Madman wrote:I always buy retail box games, so that I don't have to worry about servers going online.
Uh, as you noticed yourself with Bioshock, that strategy is now FAIL. You
still have to worry about that.
Madman wrote:1st: Amazon.com -> 35$ for US residents only, oh snap...
2nd: Amazon.co.uk -> 48$ and long shipping times
3rd: Steam -> 70$ ... holy batman...
Steam is to blame for the fact that Amazon.com only sells to US customers, the UK isn't close to Latvia and the fact that your Latvian ISP sucks?
Uh, what?
Madman wrote:Everything works... for 70$... so far.
70 USD when converted from what currency?
Madman wrote:The bottom line is: Cloud computing sucks, it's overpriced and you don't own a physical copy of anything you buy.
I think you are conflating DRM with the "cloud," which is unsurprising since the metaphor for the concept was
very aptly namely.
Madman wrote:The only way I'd support cloud is if publishers like Amazon would sell you boxed copies, and to amortize the delivery time, allow a download location where you could already download the game and install it with your CD/DVD key, while the boxed copy is still being delivered to you via DHL/FedEx.
You are seriously strange, and the real problem you seem to be having here has
absolutely nothing to do with steam. Sunburn74 wrote: If gas at one gas station was $20 a gallon and at another gas station it was $3 a gallon, wouldn't you stop to ask wtf is going on? Maybe the 3 dollar gas station has pumps that mislead you about the amount of gas you are actually getting and thus people are being cheated (this does happen)? Maybe the $20 gas is part of a price-gouging scheme in collusion with other gas stations? You'd at least ask such simple qustions
I'd buy gas at the $3 dollar station. Who wouldn't? What's the problem here?
Sunburn74 wrote:1)A sale is when something that is at market value, if lowered to below market value.
And this definition helps us ... how?
Or can you tell me what the "market value" is?
Sunburn74 wrote:2)Steam's backup system is overrated as many of us already perform this service with the majority of our files
Ooooohhh, you've got a real winner with the point that "not all features are valuable to all users!"
Sunburn74 wrote:3) Steam prices are rarely at market value
Uh-huh. Which people in this thread are evidently determining by comparing the price of the product offered in a different country, in a different currency,
that they can't actually buy.Or the product in a different country that they can buy, but don't want to wait weeks for.
Or the product in store that they evidently don't even want to drive to.
Sunburn74 wrote:and instead are persistently inflated.
According to what? Fevered imaginations in which all currencies are at nominal
and purchasing power parity and things like regulations, VATs, import taxes and administrative oversight don't exist?

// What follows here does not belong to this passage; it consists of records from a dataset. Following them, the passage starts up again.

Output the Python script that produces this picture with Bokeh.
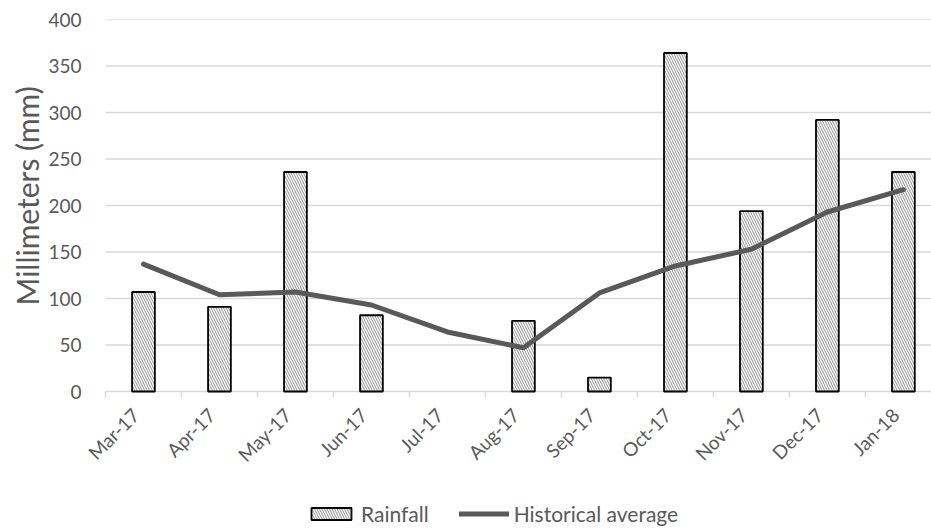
import math
from bokeh.plotting import figure
from bokeh.models import (Range1d, FixedTicker, Legend, LegendItem,
                          ColumnDataSource, Title)
from bokeh.core.properties import value
from bokeh.embed import file_html
from bokeh.resources import INLINE

months = ["Mar-17", "Apr-17", "May-17", "Jun-17", "Jul-17", "Aug-17",
          "Sep-17", "Oct-17", "Nov-17", "Dec-17", "Jan-18"]
rainfall = [107, 91, 236, 82, float("nan"), 76, 15, 364, 194, 292, 236]
historical_average = [137, 104, 107, 93, 64, 47, 106, 135, 153, 193, 217]
y_ticks = [0, 50, 100, 150, 200, 250, 300, 350, 400]

FONT = "Lato"
GREY = "#595959"
AXIS_GREY = "#d9d9d9"

n = len(months)
centers = [i + 0.5 for i in range(n)]
boundaries = list(range(n + 1))
X_START, X_END = -0.276, 10.87

src = ColumnDataSource(dict(x=centers, rain=rainfall, hist=historical_average,
                            month=months, zero=[0] * n))
ticks_src = ColumnDataSource(dict(x=boundaries, y0=[0] * (n + 1),
                                  y1=[-6.5] * (n + 1)))
grid_src = ColumnDataSource(dict(y=y_ticks, x0=[0] * len(y_ticks),
                                 x1=[X_END] * len(y_ticks)))

# The frame runs to the bottom of the page (and a little left of the first
# category) so the month labels and the legend can sit under the zero line.
PX_PER_MM = 372 / 400
y_bottom = -138 / PX_PER_MM

p = figure(frame_width=847, frame_height=510, output_backend="svg",
           toolbar_location=None, x_axis_location=None,
           x_range=Range1d(X_START, X_END), y_range=Range1d(y_bottom, 400),
           min_border_left=84, min_border_right=0, min_border_top=19,
           min_border_bottom=0)
p.outline_line_color = None
p.background_fill_color = "white"
p.border_fill_color = "white"
p.xgrid.grid_line_color = None
p.ygrid.grid_line_color = None

# horizontal gridlines (the 0 line doubles as the category axis line)
p.segment(x0="x0", y0="y", x1="x1", y1="y", source=grid_src,
          line_color=AXIS_GREY, line_width=1.5)

# category tick marks between the months
p.segment(x0="x", y0="y0", x1="x", y1="y1", source=ticks_src,
          line_color=AXIS_GREY, line_width=1.5)

bars = p.vbar(x="x", top="rain", width=0.3, source=src, fill_color="white",
              line_color="black", line_width=1.8,
              hatch_pattern="\\", hatch_color="#8f8f8f", hatch_scale=5,
              hatch_weight=1.0)
line = p.line(x="x", y="hist", source=src, line_color=GREY, line_width=5,
              line_join="round", line_cap="round")

# rotated month labels under each category
p.text(x="x", y="zero", text="month", source=src, angle=math.pi / 4,
       text_align="right", text_baseline="middle", x_offset=-8, y_offset=20,
       text_font=value(FONT), text_font_size="19px", text_color=GREY)

# y axis: labels only
p.yaxis.ticker = FixedTicker(ticks=y_ticks)
p.yaxis.axis_line_color = None
p.yaxis.major_tick_line_color = None
p.yaxis.minor_tick_line_color = None
p.yaxis.major_label_text_font = FONT
p.yaxis.major_label_text_font_size = "19px"
p.yaxis.major_label_text_color = GREY
p.yaxis.major_label_standoff = -3

p.add_layout(Title(text="Millimeters (mm)", align="left", offset=224,
                   text_font=FONT, text_font_size="30px",
                   text_font_style="normal", text_color=GREY,
                   standoff=2), "left")

legend = Legend(items=[LegendItem(label="Rainfall", renderers=[bars]),
                       LegendItem(label="Historical average", renderers=[line])],
                orientation="horizontal", location=(222, 3),
                label_text_font=FONT, label_text_font_size="21px",
                label_text_color=GREY, glyph_width=50, glyph_height=15,
                spacing=30, label_standoff=5, border_line_color=None,
                background_fill_alpha=0, margin=0, padding=2)
p.add_layout(legend, "center")

open("out.html", "w").write(file_html(p, INLINE))
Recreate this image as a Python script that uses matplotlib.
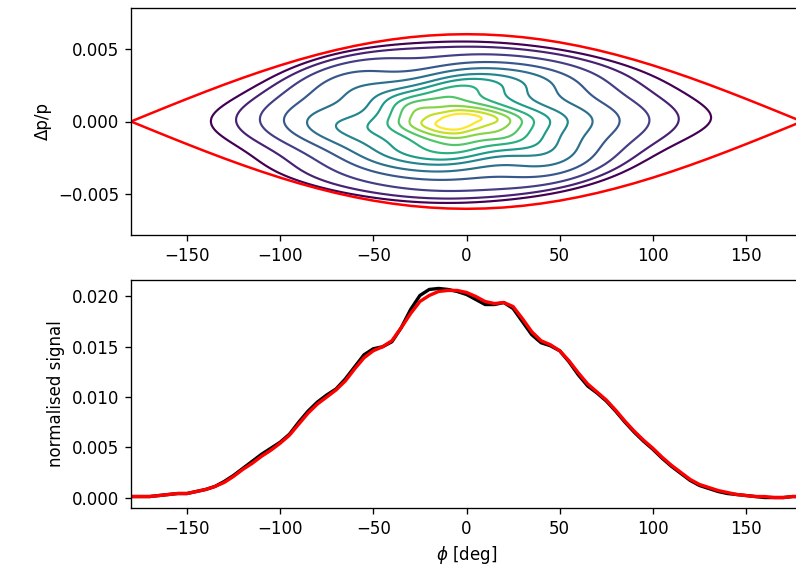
import numpy as np
import matplotlib
matplotlib.use("Agg")
import matplotlib.pyplot as plt

# ---------------- data ----------------
# separatrix (upper branch), phi in deg, dp/p
sep_phi = [0, 10, 20, 30, 40, 50, 60, 70, 80, 90, 100, 110, 120, 130, 140, 150, 160, 170, 180]
sep_dp = [0.00600, 0.005977, 0.005909, 0.005796, 0.005638, 0.005438, 0.005196, 0.004915,
          0.004596, 0.004243, 0.003857, 0.003441, 0.003000, 0.002536, 0.002052, 0.001553,
          0.001042, 0.000523, 0.0]

# contour level positions in normalised action J (outer -> inner)
level_J = [0.86, 0.76, 0.63, 0.48, 0.35, 0.24, 0.17, 0.11, 0.07, 0.04, 0.02, 0.008]
# distortions of the contours: harmonic, amplitude, spiral twist, phase, radius, width
dist_m = [2, 3, 4, 6, 8]
dist_a = [0.38, 0.14, 0.11, 0.08, 0.04]
dist_q = [14.0, 8.0, 5.0, 3.0, 2.0]
dist_p = [0.5, 1.0, 2.0, 0.3, 1.7]
dist_rc = [0.0, 0.4, 0.45, 0.5, 0.5]
dist_rw = [0.32, 0.32, 0.32, 0.32, 0.32]
centre_phi = -5.0

# longitudinal profiles
prof_phi = list(range(-180, 181, 5))
prof_red = [0.0001, 0.0001, 0.0001, 0.0002, 0.0003, 0.0004, 0.0004, 0.0006, 0.0008, 0.0011,
            0.0015, 0.0021, 0.0028, 0.0034, 0.0041, 0.0047, 0.0054, 0.0062, 0.0073, 0.0084,
            0.0093, 0.0100, 0.0107, 0.0116, 0.0128, 0.0139, 0.0146, 0.0150, 0.0156, 0.0169,
            0.0183, 0.0195, 0.0201, 0.0205, 0.0206, 0.0206, 0.0204, 0.0200, 0.0195, 0.0193,
            0.0194, 0.0190, 0.0178, 0.0165, 0.0156, 0.0152, 0.0146, 0.0136, 0.0124, 0.0113,
            0.0105, 0.0097, 0.0087, 0.0076, 0.0066, 0.0057, 0.0049, 0.0040, 0.0032, 0.0025,
            0.0018, 0.0013, 0.0010, 0.0007, 0.0005, 0.0003, 0.0002, 0.0001, 0.0001, 0.0000,
            0.0000, 0.0001, 0.0001]
prof_black = [0.0001, 0.0001, 0.0001, 0.0002, 0.0003, 0.0004, 0.0004, 0.0006, 0.0008, 0.0011,
              0.0016, 0.0022, 0.0029, 0.0036, 0.0043, 0.0049, 0.0055, 0.0063, 0.0075, 0.0086,
              0.0095, 0.0102, 0.0108, 0.0118, 0.0130, 0.0142, 0.0148, 0.0150, 0.0155, 0.0169,
              0.0187, 0.0201, 0.0207, 0.0208, 0.0207, 0.0205, 0.0202, 0.0197, 0.0192, 0.0192,
              0.0194, 0.0188, 0.0175, 0.0162, 0.0154, 0.0151, 0.0146, 0.0135, 0.0122, 0.0111,
              0.0104, 0.0096, 0.0086, 0.0075, 0.0065, 0.0056, 0.0048, 0.0039, 0.0031, 0.0024,
              0.0017, 0.0012, 0.0009, 0.0006, 0.0004, 0.0003, 0.0002, 0.0001, 0.0000, 0.0000,
              0.0000, 0.0001, 0.0001]

# ---------------- figure ----------------
dpi = 120
fig = plt.figure(figsize=(796 / dpi, 571 / dpi), dpi=dpi)
ax1 = fig.add_axes([131 / 796, 1 - 235 / 571, 671 / 796, 227 / 571])
ax2 = fig.add_axes([131 / 796, 1 - 508 / 571, 671 / 796, 228 / 571])

# phase-space density field built from the contour positions
phi = np.linspace(-180, 180, 721)
dp = np.linspace(-0.0079, 0.0079, 481)
P, D = np.meshgrid(phi, dp)
s = np.sin(np.radians(P - centre_phi) / 2)
w = D / sep_dp[0]
J = s ** 2 + w ** 2
r = np.sqrt(J)
th = np.arctan2(w, s)
pert = np.zeros_like(J)
for m, a, q, p, rc, rw in zip(dist_m, dist_a, dist_q, dist_p, dist_rc, dist_rw):
    env = 0.1 + 0.9 * np.exp(-((r - rc) / rw) ** 2)
    pert += a * env * np.cos(m * th + q * r + p)
Jp = J * (1 + pert)
n = len(level_J)
xs = np.array([0.0] + level_J[::-1] + [1.0])
ys = np.array([n + 0.8] + list(range(n, 0, -1)) + [0.0], dtype=float)
F = np.interp(Jp, xs, ys)
F[J >= 1] = 0
levels = np.arange(1, n + 1, dtype=float)
ax1.contour(P, D, F, levels=levels, cmap="viridis", linewidths=1.3)

sp = np.array(sep_phi)
sd = np.array(sep_dp)
up_phi = np.concatenate([-sp[::-1], sp[1:]])
up_dp = np.concatenate([sd[::-1], sd[1:]])
ax1.plot(up_phi, up_dp, color="r", lw=1.5)
ax1.plot(up_phi, -up_dp, color="r", lw=1.5)
ax1.set_xlim(-180, 180)
ax1.set_ylim(-0.0078, 0.0078)
ax1.set_yticks([-0.005, 0.0, 0.005])
ax1.set_ylabel("\u0394p/p")

ax2.plot(prof_phi, prof_black, color="k", lw=2.0)
ax2.plot(prof_phi, prof_red, color="r", lw=2.0)
ax2.set_xlim(-180, 180)
ax2.set_ylim(-0.00104, 0.02164)
ax2.set_yticks([0.0, 0.005, 0.01, 0.015, 0.02])
ax2.set_xlabel(r"$\phi$ [deg]")
ax2.set_ylabel("normalised signal")

fig.savefig("out.png", dpi=dpi)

Sunburn74 wrote:Why then do people defend the service as the best thing since sliced bread?
Because, to use your own analogy,
why does it matter if one station offers gas at $20 and another offers it at $3? Buy the $3 gas! If the $20 gas is slightly different in a way that
you don't even care about,
why do you care?If someone does care enough about the difference to buy the $20 gas instead of the $3, why can't they?